Editeur : Grasset
"Voici sept personnages avec qui nous vivons, des premières manifestations contre le « mariage pour tous » jusqu’aux dernières. Il y a Ferdinand, garçon de vingt ans blessé par la vulgarité de son père, le député Furnesse, vedette homophobe des médias et fier de l’être ; Pierre, le grand écrivain n’écrivant plus ; Ginevra, qu’il tente d’aimer ; Armand et Aron, qui vivent en couple ; Anne, si belle et victime de sa beauté ; bien d’autres encore. Tous apportent leur voix à ce concert de l’esprit où le comique le dispute à la rage.
Que s’est-il passé durant cette période ? Quel esprit est entré dans Paris, si contraire à Paris ? Comment ce qu’on appelle un événement transforme-t-il la vie des hommes ?
Le grand roman de l’amour au temps de la haine…"
Voilà une accroche prometteuse n’est-ce pas ? Mais finalement, en la parcourant après avoir conclu la lecture de l’ouvrage, on peut se rendre compte qu’elle laisse présager le déroulement de celle-ci. Ce qu’on peut dire d’emblée sur le livre de Charles Dantzig, c’est qu’il est déroutant : à la fois par la forme et l’émotion qu’il suscite ; mais peut-être pas de la façon dont l’auteur l’aurait voulu. Alternant récits, bribes de réflexion et citations philosophiques ; on passe du roman à l’essai sans jamais vraiment pouvoir se raccrocher à rien de tangible, ni dans un style ni dans l’autre.
Une fois cette particularité stylistique (durement) dépassée, on se rend compte que le fond n’y est pas forcément davantage. Sans forcément entrer dans une analyse sociologique, philosophique ou psychologique pure et approfondie des évènements qui tiennent lieu de contexte à la "narration", je m’attendais clairement à autre chose d’un livre qui se présente comme dépeignant les mouvements paradoxaux d’une société en mal-être autour d’évènements forts comme ceux des "manifs pour tous". Ce que je retiens, c’est plutôt les élucubrations et ruminations pseudo-existentialistes bobos, dans une espèce de complaisance lancinante à la Sofia Coppola ; l’esthétique visuelle en moins donc. Qu’à cela ne tienne, je persévère dans la recherche du propos, je suis le fil du récit, difficilement je l’avoue. Parfois, je me questionne sur ma capacité à le saisir, et à d’autres moments, je m’interroge sur son existence réelle.

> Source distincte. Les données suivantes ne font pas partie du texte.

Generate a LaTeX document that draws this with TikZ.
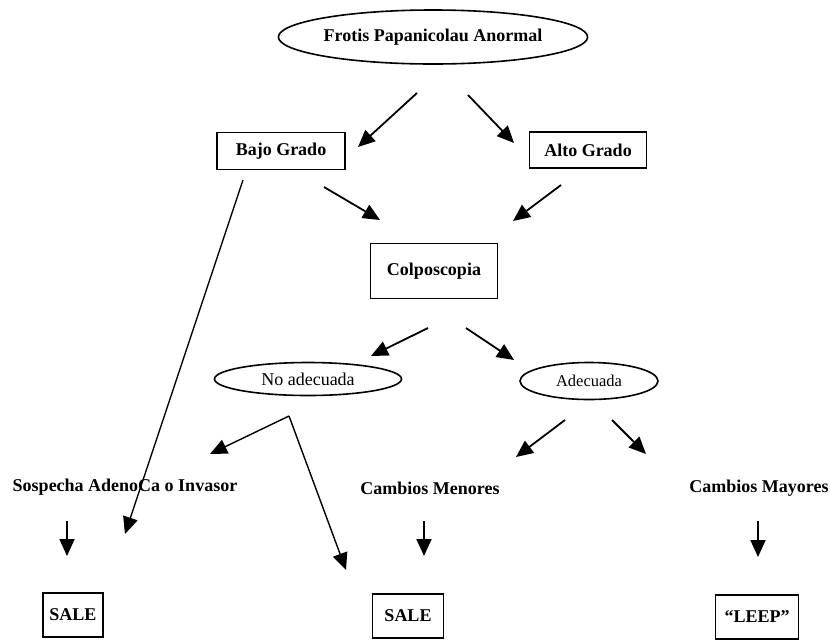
\documentclass[tikz,border=0pt]{standalone}
\usepackage{fontspec}
\setmainfont{Liberation Serif}
\usetikzlibrary{arrows.meta,shapes.geometric}

\begin{document}
\begin{tikzpicture}[x=1pt, y=-1pt, line width=1.8pt,
    every node/.style={font=\fontsize{18}{20}\selectfont\bfseries},
    box/.style={draw, line width=1.6pt, inner sep=0pt},
    oval/.style={draw, ellipse, line width=1.6pt, inner sep=0pt},
    thin text/.style={font=\fontsize{18}{20}\selectfont},
    arr/.style={-{Triangle[length=17pt, width=15pt]}}]

  \useasboundingbox (0, 0) rectangle (830, 641);

  % Levels
  \node[oval, minimum width=297pt, minimum height=54pt] (frotis) at (433, 37) { Frotis Papanicolau Anormal };
  \node[box, minimum width=128pt, minimum height=37pt] (bajo) at (281, 151) { Bajo Grado };
  \node[box, minimum width=117pt, minimum height=36pt] (alto) at (588, 150) { Alto Grado };
  \node[box, minimum width=127pt, minimum height=55pt] (colpo) at (434, 271) { Colposcopia };
  \node[oval, thin text, minimum width=187pt, minimum height=33pt] (noadec) at (308, 379) { No adecuada };
  \node[oval, thin text, font=\fontsize{16.5}{18}\selectfont, minimum width=138pt, minimum height=37pt] (adec) at (589, 381) { Adecuada };

  % Outcomes
  \node (sospecha) at (125, 487) { Sospecha AdenoCa o Invasor };
  \node (menores) at (430, 488) { Cambios Menores };
  \node (mayores) at (759, 488) { Cambios Mayores };

  \node[box, minimum width=60pt, minimum height=44pt] (sale1) at (73, 615) { SALE };
  \node[box, minimum width=71pt, minimum height=44pt] (sale2) at (408, 616) { SALE };
  \node[box, minimum width=83pt, minimum height=44pt] (leep) at (757, 617) { ``LEEP'' };

  % Arrow ends
  \coordinate (f1) at (417, 93);   \coordinate (f1e) at (358, 147);
  \coordinate (f2) at (468, 95);   \coordinate (f2e) at (514, 143);
  \coordinate (b1) at (324, 187);  \coordinate (b1e) at (380, 220);
  \coordinate (a1) at (561, 185);  \coordinate (a1e) at (513, 221);
  \coordinate (b2) at (243, 180);  \coordinate (b2e) at (125, 534);
  \coordinate (c1) at (428, 328);  \coordinate (c1e) at (371, 356);
  \coordinate (c2) at (466, 328);  \coordinate (c2e) at (514, 360);
  \coordinate (n0) at (289, 416);
  \coordinate (n1e) at (210, 454); \coordinate (n2e) at (346, 570);
  \coordinate (d1) at (565, 420);  \coordinate (d1e) at (516, 457);
  \coordinate (d2) at (612, 420);  \coordinate (d2e) at (646, 454);
  \coordinate (s1) at (67, 521);   \coordinate (s1e) at (67, 556);
  \coordinate (m1) at (424, 521);  \coordinate (m1e) at (424, 556);
  \coordinate (y1) at (758, 521);  \coordinate (y1e) at (758, 557);

  \draw[arr] (f1) -- (f1e);
  \draw[arr] (f2) -- (f2e);
  \draw[arr] (b1) -- (b1e);
  \draw[arr] (a1) -- (a1e);
  \draw[arr, line width=1.3pt] (b2) -- (b2e);
  \draw[arr] (c1) -- (c1e);
  \draw[arr] (c2) -- (c2e);
  \draw[arr, line width=1.4pt] (n0) -- (n1e);
  \draw[arr, line width=1.4pt] (n0) -- (n2e);
  \draw[arr] (d1) -- (d1e);
  \draw[arr] (d2) -- (d2e);
  \draw[arr] (s1) -- (s1e);
  \draw[arr] (m1) -- (m1e);
  \draw[arr] (y1) -- (y1e);

\end{tikzpicture}
\end{document}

J’en conclus, de manière tout à fait personnelle, qu’il était plus question d’intellectualiser en se servant d’un contexte social marquant et frais. Je vois bien que Dantzig cherche à mettre en exergue les tensions personnelles et sociales, de creuser ses personnages pour en faire ressortir une essence parfois contradictoire entre les carcans d’une société bienpensante et une période de crise identitaire et collective profonde… mais ça ne fonctionne pas. Dans une espèce d’auto-complaisance et de prisme œdipien et avec, qui plus est, une recherche esthétique qu’on sent un peu forcée, on sort de cette lecture comme s’étant débattu avec soi-même tout du long. Je précise que la recherche de l’esthétique n’est pas un frein en soi, mais qu’elle doit selon moi servir le propos.
Un livre peu abouti, sans texture, parfois même à la limite de la condescendance.